Punch Cards, Döner Perks, and the Illusion of Anonymity: How Wedding’s After‑Hours 'Freedom' Is Really a Loyalty Program
The scene sells escape; the alley hands you a matchbook with a QR code and a hole‑punched stamp that makes you a repeat customer.
Nightlife Contradictions Reporter

WEDDING — Everyone in the scene says the point of after‑hours techno and fetish nights is escape: temporary invisibility, bodies without resumes, a space outside commerce. Walk a backstreet after 5 a.m. and the small, greasy fact everyone ignores changes the story: promoters, dealers and even the corner döner hand you a matchbook with a QR code and a hole‑punched stamp that funnels that mythical anonymity into a customer file.

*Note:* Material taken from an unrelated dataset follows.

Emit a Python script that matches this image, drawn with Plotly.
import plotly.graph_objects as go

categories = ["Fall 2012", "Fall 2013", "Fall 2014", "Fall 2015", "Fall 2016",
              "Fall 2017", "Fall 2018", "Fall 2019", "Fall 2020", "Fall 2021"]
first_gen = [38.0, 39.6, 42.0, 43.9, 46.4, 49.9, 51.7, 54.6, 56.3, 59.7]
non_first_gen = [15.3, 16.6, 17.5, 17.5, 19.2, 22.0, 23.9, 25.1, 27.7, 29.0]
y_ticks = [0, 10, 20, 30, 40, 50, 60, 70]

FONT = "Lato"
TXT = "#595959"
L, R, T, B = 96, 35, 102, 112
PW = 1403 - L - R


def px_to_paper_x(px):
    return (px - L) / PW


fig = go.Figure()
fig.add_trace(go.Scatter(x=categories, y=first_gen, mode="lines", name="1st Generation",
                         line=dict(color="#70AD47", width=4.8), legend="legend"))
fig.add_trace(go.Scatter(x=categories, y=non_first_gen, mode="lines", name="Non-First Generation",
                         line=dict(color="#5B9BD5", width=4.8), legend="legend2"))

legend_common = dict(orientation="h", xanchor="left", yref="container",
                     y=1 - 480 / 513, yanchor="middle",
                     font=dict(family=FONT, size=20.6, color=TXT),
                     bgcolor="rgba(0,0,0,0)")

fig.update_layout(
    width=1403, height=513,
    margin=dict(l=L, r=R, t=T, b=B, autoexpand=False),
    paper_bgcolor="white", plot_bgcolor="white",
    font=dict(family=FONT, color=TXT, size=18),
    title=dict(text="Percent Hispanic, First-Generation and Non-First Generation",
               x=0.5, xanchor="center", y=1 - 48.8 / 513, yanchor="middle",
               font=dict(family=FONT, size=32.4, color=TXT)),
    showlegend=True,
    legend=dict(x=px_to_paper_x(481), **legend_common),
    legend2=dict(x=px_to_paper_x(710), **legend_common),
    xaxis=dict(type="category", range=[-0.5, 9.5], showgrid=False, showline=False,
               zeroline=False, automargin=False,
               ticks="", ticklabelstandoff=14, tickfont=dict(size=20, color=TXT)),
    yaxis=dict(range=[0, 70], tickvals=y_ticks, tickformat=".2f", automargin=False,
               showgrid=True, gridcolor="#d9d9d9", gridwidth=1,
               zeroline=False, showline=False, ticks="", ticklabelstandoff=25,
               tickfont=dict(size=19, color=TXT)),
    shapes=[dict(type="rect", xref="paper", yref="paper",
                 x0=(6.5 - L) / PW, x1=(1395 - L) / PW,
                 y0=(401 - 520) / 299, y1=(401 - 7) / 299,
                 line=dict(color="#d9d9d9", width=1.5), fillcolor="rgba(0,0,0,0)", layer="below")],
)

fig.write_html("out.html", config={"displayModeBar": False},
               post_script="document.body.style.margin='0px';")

What starts as the usual pitch — "no photos, no names, just the music" — quickly hardens into a reward system. First: you’re handed a tiny cardboard matchbook with a printed code and five micro‑perforated boxes. Second: a door staffer, promoter or kebab owner pierces a hole each time you re‑enter, buy a beer, or meet someone in the darkroom. After three holes you get priority re‑entry; after five, a free döner or a discounted taxi home. The official story is that these are goodwill tokens. The observed function is CRM.

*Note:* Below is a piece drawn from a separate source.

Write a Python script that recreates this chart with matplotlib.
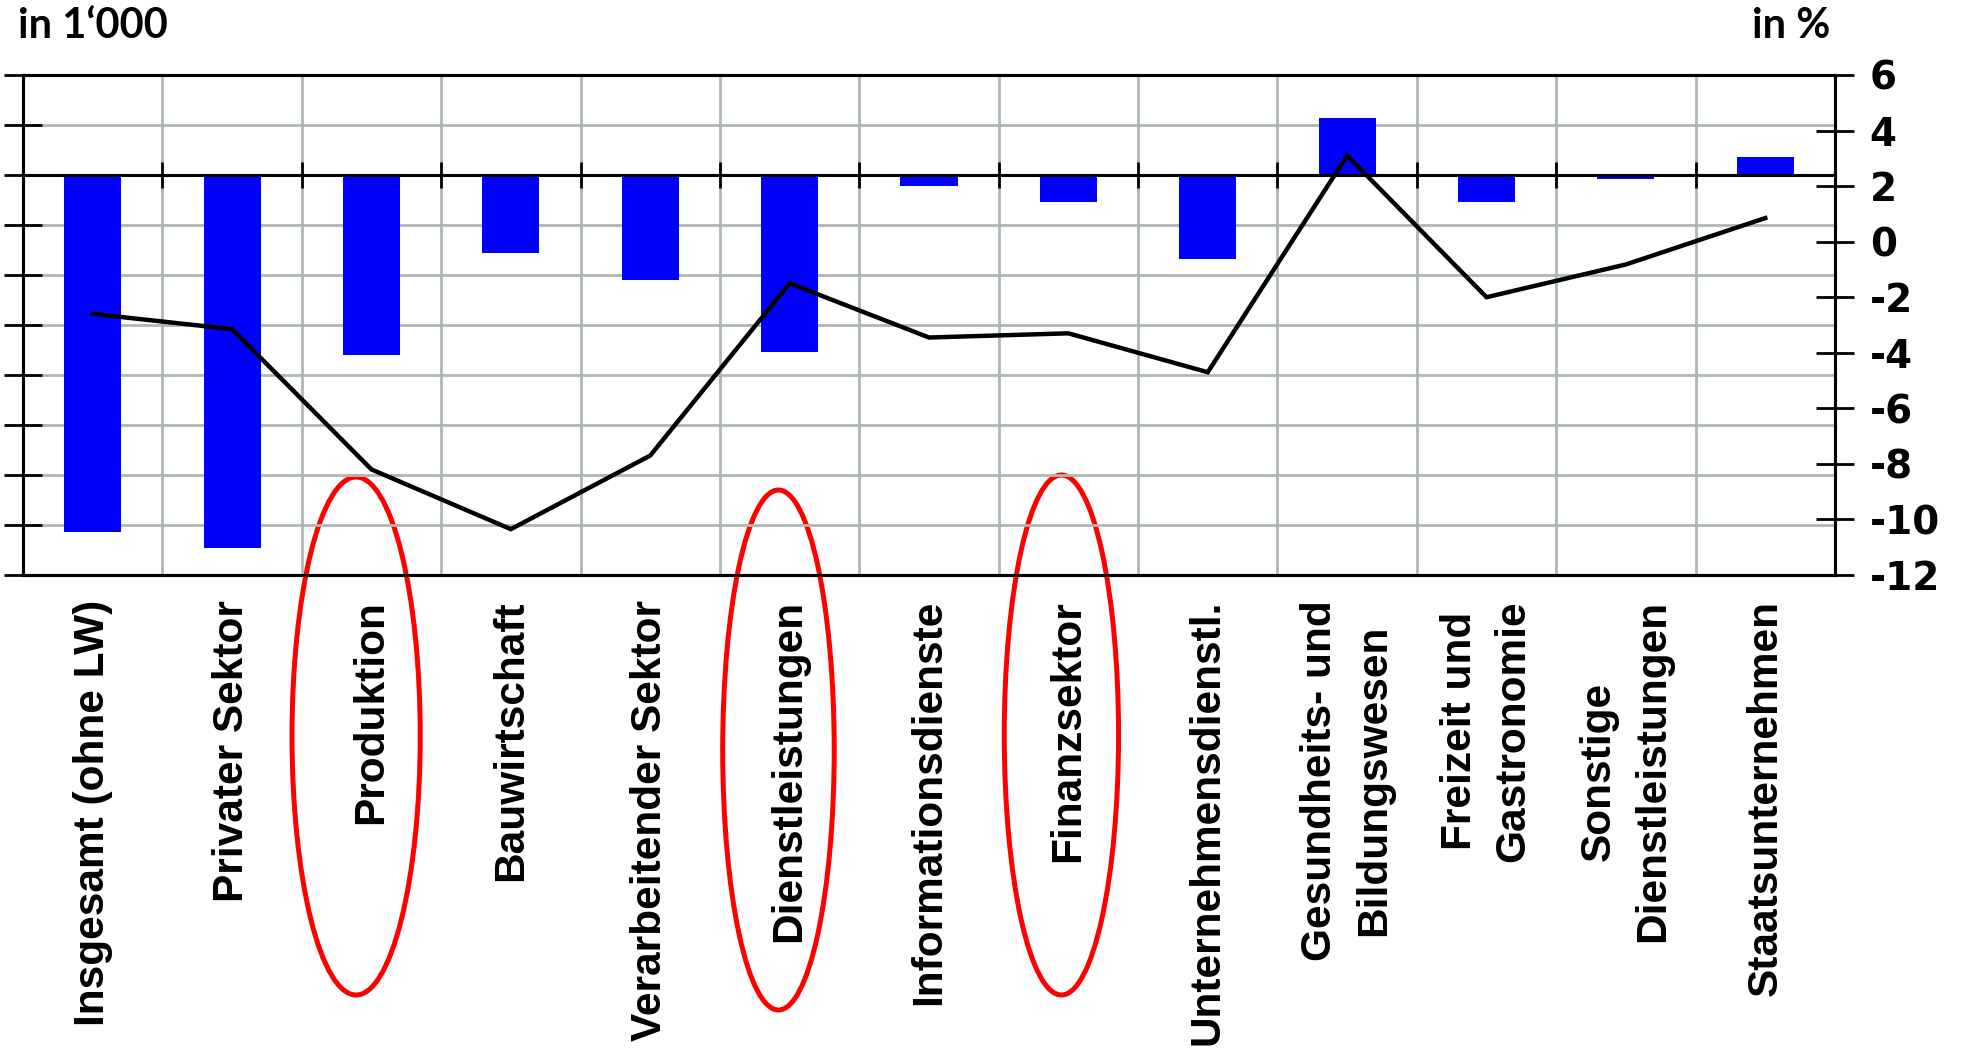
import numpy as np
import matplotlib
matplotlib.use("Agg")
import matplotlib.pyplot as plt
import matplotlib.transforms as mtransforms
from matplotlib.patches import Ellipse

# ---------------- data ----------------
categories = [
    "Insgesamt (ohne LW)",
    "Privater Sektor",
    "Produktion",
    "Bauwirtschaft",
    "Verarbeitender Sektor",
    "Dienstleistungen",
    "Informationsdienste",
    "Finanzsektor",
    "Unternehmensdienstl.",
    "Gesundheits- und\nBildungswesen",
    "Freizeit und\nGastronomie",
    "Sonstige\nDienstleistungen",
    "Staatsunternehmen",
]
change_thousands = [-71.3, -74.6, -36.0, -15.5, -21.0, -35.4, -2.1, -5.4, -16.8, 11.5, -5.3, -0.7, 3.6]
change_percent = [-2.6, -3.15, -8.2, -10.35, -7.7, -1.5, -3.45, -3.3, -4.7, 3.1, -2.0, -0.82, 0.85]
right_ticks = [6, 4, 2, 0, -2, -4, -6, -8, -10, -12]
left_unit = "in 1\u2018000"
right_unit = "in %"
highlighted = ["Produktion", "Dienstleistungen", "Finanzsektor"]

# ---------------- layout ----------------
W, H = 1969, 1056
fig = plt.figure(figsize=(W / 100, H / 100), dpi=100)
ax = fig.add_axes([23 / W, 1 - 575 / H, (1835 - 23) / W, (575 - 75) / H])
ax.set_zorder(1)
ax.patch.set_visible(False)

n = len(categories)
x = np.arange(n)

GRID = "#aeb8b3"
BLUE = "#0000ff"

# bars (left axis)
ax.bar(x, change_thousands, width=0.41, color=BLUE, zorder=2)
ax.set_xlim(-0.5, n - 0.5)
ax.set_ylim(-80, 20)
ax.set_yticks(np.arange(-80, 21, 10))
ax.set_xticks(x)
ax.set_xticks(x[:-1] + 0.5, minor=True)
ax.set_axisbelow(True)
ax.grid(True, which="major", axis="y", color=GRID, lw=2.0)
ax.grid(True, which="minor", axis="x", color=GRID, lw=2.0)
ax.tick_params(axis="y", direction="inout", length=28, width=2.0, labelleft=False, left=True)
ax.tick_params(axis="x", which="both", length=0, pad=18)
ax.set_xticklabels(categories, rotation=90, ha="center", va="top",
                   fontsize=30.5, fontweight="bold", family="Liberation Sans",
                   linespacing=1.45, multialignment="center")
for s in ax.spines.values():
    s.set_linewidth(2.2)
    s.set_color("black")

# zero line with category separator ticks
ax3 = ax.twiny()
ax3.set_zorder(2)
ax3.set_xlim(ax.get_xlim())
for k in ["top", "left", "right"]:
    ax3.spines[k].set_visible(False)
ax3.spines["bottom"].set_position(("data", 0))
ax3.spines["bottom"].set_linewidth(2.2)
ax3.xaxis.set_ticks_position("bottom")
ax3.set_xticks(x[:-1] + 0.5)
ax3.tick_params(axis="x", direction="inout", length=19, width=2.0, labelbottom=False)

# line (right axis)
ax2 = ax.twinx()
ax2.set_zorder(3)
ax2.plot(x, change_percent, color="black", lw=3.2, solid_joinstyle="miter")
ax2.set_ylim(-12, 6)
ax2.set_yticks(right_ticks)
ax2.set_yticklabels([str(t) for t in right_ticks])
ax2.tick_params(axis="y", direction="inout", length=28, width=2.0, pad=11,
                labelsize=28)
for lab in ax2.get_yticklabels():
    lab.set_fontweight("bold")
    lab.set_family("DejaVu Sans")
for s in ax2.spines.values():
    s.set_linewidth(2.2)

# unit labels
fig.text(18 / W, 1 - 38 / H, left_unit, fontsize=30, fontweight="bold",
         family=["Lato", "DejaVu Sans"], ha="left", va="baseline")
fig.text(1830 / W, 1 - 38 / H, right_unit, fontsize=30, fontweight="bold",
         family=["Lato", "DejaVu Sans"], ha="right", va="baseline")

# red highlight ellipses around some category labels
ell_specs = {
    "Produktion": (-0.11, 0.92, 736, 518),
    "Dienstleistungen": (-0.08, 0.80, 750, 520),
    "Finanzsektor": (-0.05, 0.82, 735, 520),
}
blend = mtransforms.blended_transform_factory(ax.transData, fig.transFigure)
for name in highlighted:
    dx, w, yc, h = ell_specs[name]
    i = categories.index(name)
    e = Ellipse((x[i] + dx, 1 - yc / H), w, h / H, transform=blend,
                fill=False, edgecolor="#ff0000", lw=3.6, clip_on=False)
    fig.add_artist(e)

fig.savefig("out.png", dpi=100)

"We give them away because people lose their matchbooks; it's advertising," said Mehmet Yılmaz, owner of a decades‑old döner counter on Müllerstraße, holding up a greasy booklet. "But if they keep coming, I keep the punch. We know loyalty when we see it." A regular named Lena, 29, admitted she keeps one in her wallet. "It feels like a secret handshake — until you realize it's a punch card. Then it just feels like capitalism touching you in a dark corner."
Club spokesperson Maja Kröger defended the practice as harm reduction and crowd management. "Stamps and tokens help us track capacity and repeat patrons without IDs," she said. "We don't keep names." Mitte district office spokesperson Annika Schulze said officials would review whether promotional devices breached consumer‑protection or public‑health rules; police confirmed they had received complaints about unlicensed promotional activity near late‑night venues.

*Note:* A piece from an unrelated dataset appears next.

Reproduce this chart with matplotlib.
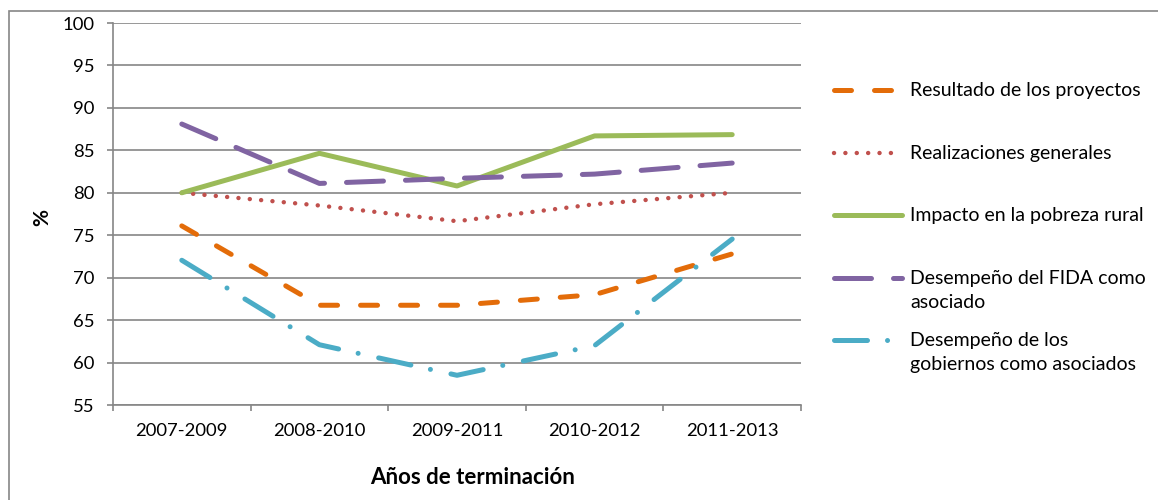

The tiny mechanism does more than sell kebabs. Door staff use the pattern of holes to identify who is "known" and who is anonymous on a night when anonymity is supposed to be the currency. Promoters equate repeated holes with reliability; vendors equate it with spending power. Baudrillard would have enjoyed the exchange rate: illusion traded for a free sauce packet.
The consequence is immediate and mundane. What was sold as a momentary exit from market logic has been folded back in, incentivized and measured. The district office plans a hearing next week; döner owners and venue reps have been invited. Expect polite outrage, a few voluntary policy tweaks, and the matchbooks to keep making quiet, profitable citizens of everyone who wanted to disappear.
If anything changes, expect the next iteration to get tighter: smaller holes, sharper offers, and a backdoor arrangement that promises a satisfying resolution while keeping you coming for more — and more often.